→ INSTRUCTIONS TO FOLLOW: How many lines in this material include the string "chart"? Answer with the number and nothing further.

→ INFORMATION PROVIDED:

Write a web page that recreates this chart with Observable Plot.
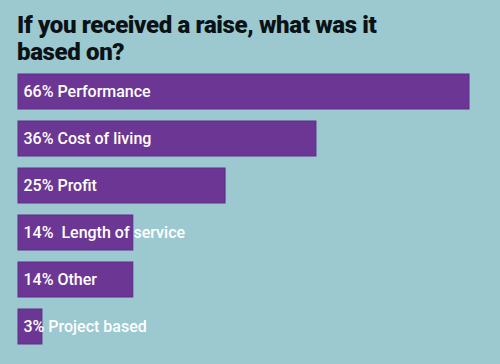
<!DOCTYPE html>
<html>
<head>
<meta charset="utf-8">
<script src="https://cdn.jsdelivr.net/npm/d3@7"></script>
<script src="https://cdn.jsdelivr.net/npm/@observablehq/plot@0.6"></script>
<style>
  html, body { margin: 0; padding: 0; background: #9bc9cf; }
  body { width: 500px; height: 364px; overflow: hidden; }
  #title { box-sizing: border-box; font-family: Roboto, "Noto Sans", sans-serif; font-weight: 900; font-size: 24px; line-height: 27px; color: #0b1216; padding: 12px 0 0 17px; height: 68px; letter-spacing: -0.35px; }
  #chart svg { display: block; }
  svg text { white-space: pre; }
</style>
</head>
<body>
<div id="title">If you received a raise, what was it<br>based on?</div>
<div id="chart"></div>
<script>
const categories = ["Performance", "Cost of living", "Profit", "Length of service", "Other", "Project based"];
const percents = [66, 36, 25, 14, 14, 3];
// bar lengths as drawn in the picture (in % units)
const barLengths = [66, 43.6, 30.3, 16.8, 16.8, 3.5];
const labels = ["66% Performance", "36% Cost of living", "25% Profit", "14%  Length of service", "14% Other", "3% Project based"];

const data = categories.map((c, i) => ({category: c, percent: percents[i], length: barLengths[i], label: labels[i]}));

const chart = Plot.plot({
  width: 500,
  height: 296,
  marginTop: 6,
  marginBottom: 18,
  marginLeft: 18,
  marginRight: 31,
  style: {background: "transparent", fontFamily: "Roboto, sans-serif"},
  x: {domain: [0, 66], axis: null},
  y: {domain: categories, paddingInner: 0.2616, paddingOuter: 0, align: 0, axis: null},
  marks: [
    Plot.barX(data, {x: "length", y: "category", fill: "#6c3794", stroke: "#5e2a88", strokeWidth: 1}),
    Plot.text(data, {x: 0, y: "category", text: "label", dx: 5, textAnchor: "start", fill: "white", fontSize: 16, fontWeight: 500})
  ]
});
document.getElementById("chart").appendChild(chart);
</script>
</body>
</html>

→ TASK RESULT: 5